Granny Annie said...

My guess is they have heard about you and just wanted to make you say it.

Claire said...

Oh my, you poor thing! It's been hellacious here too.....you have my sympathies!

A Beer for the Shower said...

Wow, that sucks. My week's going much better than yours is, and well, nothing's happened. No news is good news right?

"Get mocha all over your beige skirt."

Yes, I hate when I do that. Wait, what?

Riot Kitty said...

Well, post noms, and almost Friday, it's looking better.

ABFTS: You got a pic of that?

G. B. Miller said...

Week has been okay, except for being jammed with all kinds of mandated goodies that have to be taken care off.

As for the IRS, I was in similiar predicatement last year when they removed $1500 from my refund because I made a typo on my daughter's SS#.

Hour and fifteen minutes later, it was fixed.

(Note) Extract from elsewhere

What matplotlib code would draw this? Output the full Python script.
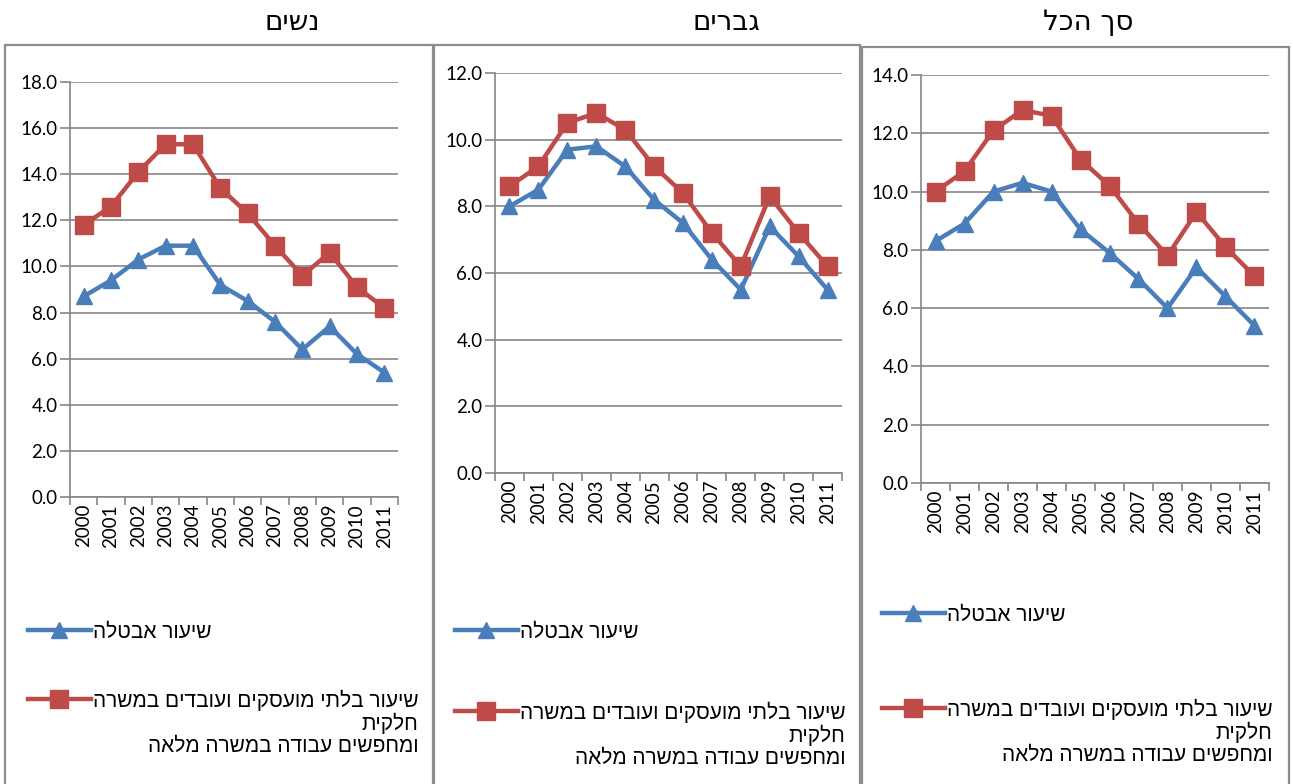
import matplotlib
matplotlib.use('Agg')
import matplotlib.pyplot as plt
from matplotlib.patches import Rectangle
from matplotlib.lines import Line2D

# data (percent)
years = ['2000', '2001', '2002', '2003', '2004', '2005',
         '2006', '2007', '2008', '2009', '2010', '2011']

women_unemp = [8.7, 9.4, 10.3, 10.9, 10.9, 9.2, 8.5, 7.6, 6.4, 7.4, 6.2, 5.4]
women_broad = [11.8, 12.6, 14.1, 15.3, 15.3, 13.4, 12.3, 10.9, 9.6, 10.6, 9.1, 8.2]

men_unemp = [8.0, 8.5, 9.7, 9.8, 9.2, 8.2, 7.5, 6.4, 5.5, 7.4, 6.5, 5.5]
men_broad = [8.6, 9.2, 10.5, 10.8, 10.3, 9.2, 8.4, 7.2, 6.2, 8.3, 7.2, 6.2]

total_unemp = [8.3, 8.9, 10.0, 10.3, 10.0, 8.7, 7.9, 7.0, 6.0, 7.4, 6.4, 5.4]
total_broad = [10.0, 10.7, 12.1, 12.8, 12.6, 11.1, 10.2, 8.9, 7.8, 9.3, 8.1, 7.1]

titles = ['נשים', 'גברים', 'סך הכל']
ymaxes = [18, 12, 14]
label_unemp = 'שיעור אבטלה'
label_broad = ['שיעור בלתי מועסקים ועובדים במשרה', 'חלקית', 'ומחפשים עבודה במשרה מלאה']

BLUE = '#4A7EBB'
RED = '#BE4B48'
GRID = '#868686'
W, H = 1293, 784
LEG_FONT = {'family': 'Liberation Sans', 'size': 15}


def heb(s):
    # matplotlib has no bidi support, so flip the visual order by hand
    return s[::-1]


def fx(px):
    return px / W


def fy(py):
    return 1 - py / H


fig = plt.figure(figsize=(W / 100, H / 100), dpi=100)

# pixel layout of each panel: box, plot area, title centre, legend rows
panels = [
    dict(box=(5, 433, 45), plot=(70, 398, 82, 497), title_x=292,
         leg_x=28, blue_y=632, red_y=700, data=(women_unemp, women_broad)),
    dict(box=(434, 860, 45), plot=(495, 842, 73, 473), title_x=726,
         leg_x=455, blue_y=632, red_y=712, data=(men_unemp, men_broad)),
    dict(box=(862, 1289, 47), plot=(921, 1269, 75, 483), title_x=1088,
         leg_x=882, blue_y=615, red_y=709, data=(total_unemp, total_broad)),
]

red_legends = []
for i, p in enumerate(panels):
    bx0, bx1, by = p['box']
    fig.patches.append(Rectangle((fx(bx0), -0.05), fx(bx1 - bx0), fy(by) + 0.05,
                                 transform=fig.transFigure, fill=False,
                                 edgecolor='#8c8c8c', linewidth=1.6))
    fig.text(fx(p['title_x']), fy(22), heb(titles[i]), ha='center', va='center',
             fontsize=20, family='DejaVu Sans')

    l, r, t, b = p['plot']
    ax = fig.add_axes([fx(l), fy(b), fx(r - l), (b - t) / H])
    unemp, broad = p['data']
    x = list(range(len(years)))
    ax.plot(x, unemp, color=BLUE, lw=3.2, marker='^', markersize=11, zorder=3)
    ax.plot(x, broad, color=RED, lw=3.2, marker='s', markersize=13, zorder=3)

    ax.set_xlim(-0.5, len(years) - 0.5)
    ax.set_ylim(0, ymaxes[i])
    ax.set_yticks(range(0, ymaxes[i] + 1, 2))
    ax.set_yticklabels([f'{v:.1f}' for v in range(0, ymaxes[i] + 1, 2)],
                       fontsize=13.5, family='Lato')
    ax.set_xticks(x)
    ax.set_xticklabels(years, rotation=90, fontsize=13.5, family='Lato')
    ax.set_xticks([v - 0.5 for v in range(len(years) + 1)], minor=True)
    ax.tick_params(axis='x', which='major', length=0, pad=5)
    ax.tick_params(axis='x', which='minor', length=6, color=GRID, width=1.2)
    ax.tick_params(axis='y', length=7, color=GRID, width=1.2, pad=2)
    ax.grid(axis='y', color=GRID, lw=1.2)
    ax.set_axisbelow(True)
    for s in ['top', 'right']:
        ax.spines[s].set_visible(False)
    for s in ['left', 'bottom']:
        ax.spines[s].set_color(GRID)
        ax.spines[s].set_linewidth(1.2)

    # legends, one entry each, placed like the original
    h_blue = Line2D([], [], color=BLUE, lw=3.2, marker='^', markersize=11)
    h_red = Line2D([], [], color=RED, lw=3.2, marker='s', markersize=13)
    fig.legend([h_blue], [heb(label_unemp)], loc='center left',
               bbox_to_anchor=(fx(p['leg_x']), fy(p['blue_y'])), frameon=False,
               handlelength=3.0, handletextpad=0.1, borderpad=0, borderaxespad=0,
               prop=LEG_FONT)
    leg = fig.legend([h_red], [heb(label_broad[0])], loc='center left',
                     bbox_to_anchor=(fx(p['leg_x']), fy(p['red_y'])),
                     frameon=False, handlelength=3.0, handletextpad=0.1,
                     borderpad=0, borderaxespad=0, prop=LEG_FONT)
    red_legends.append((leg, p['red_y']))

# remaining lines of the long label, right-aligned under the first line
fig.canvas.draw()
renderer = fig.canvas.get_renderer()
for leg, ry in red_legends:
    bb = leg.get_texts()[0].get_window_extent(renderer)
    right = bb.x1 / W
    for k, line in enumerate(label_broad[1:], start=1):
        fig.text(right, fy(ry + 23 * k), heb(line), ha='right', va='center',
                 **LEG_FONT)

fig.savefig('out.png', dpi=100)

The next day, I got the letter saying my money was being taken away.

Betty Manousos said...

wow! oh poor thing! that sucks. i second granny annie's comment.
my week has been crappy...(sorry), to say the least.

big hugs to you!

p.s. sorrry for only just now commenting.

Betty Manousos said...

...and that lol kitty "curse you, villain" made me smile. thanks!
something most definitely i needed it today.

Dexter Klemperer said...

You should have said you were head of your local tea party, and you would have gotten prompt attention from the IRS. But then again, that may have ended really badly.

Riot Kitty said...

GB: That just sucks.
Betty: Thanks, and no worries, and I loved that one, too.
Dexter: This made me laugh out loud! I did think of mentioning their little scandal, but thought better of it.

Ileana said...

Oh you don't want to know how MY week is going. Wish I had better tales to tell, my friend...but YOU, ayayay...and on the bright side, you do have an understanding boss. :)

Love the way you tell stories, chica. I could read your writing forever...and I am...because it's taking me that long to finish your book, ANY book. I need to seriously get with the program and put the drawing pencils down every now and then. lol

Happy Sunday! ♥

Riot Kitty said...

Ily, yikes! I just read your post. And thank you!

Blue Grumpster said...

The IRS can kiss my blue ass. I mean that in a polite way.

Blue Grumpster said...

@Damian Your week is always bland. I told you we should have that drink and unblandyour week, but you never listen :p

Lee said...

My week was uneventful. I'm a boring old fart!

But yesterday I did have a visit from a friend I've not seen in person since early January, 1991...and that was just wonderful. All the years in between just melted away as if we'd only seen each other a few weeks ago. It was so good to catch up.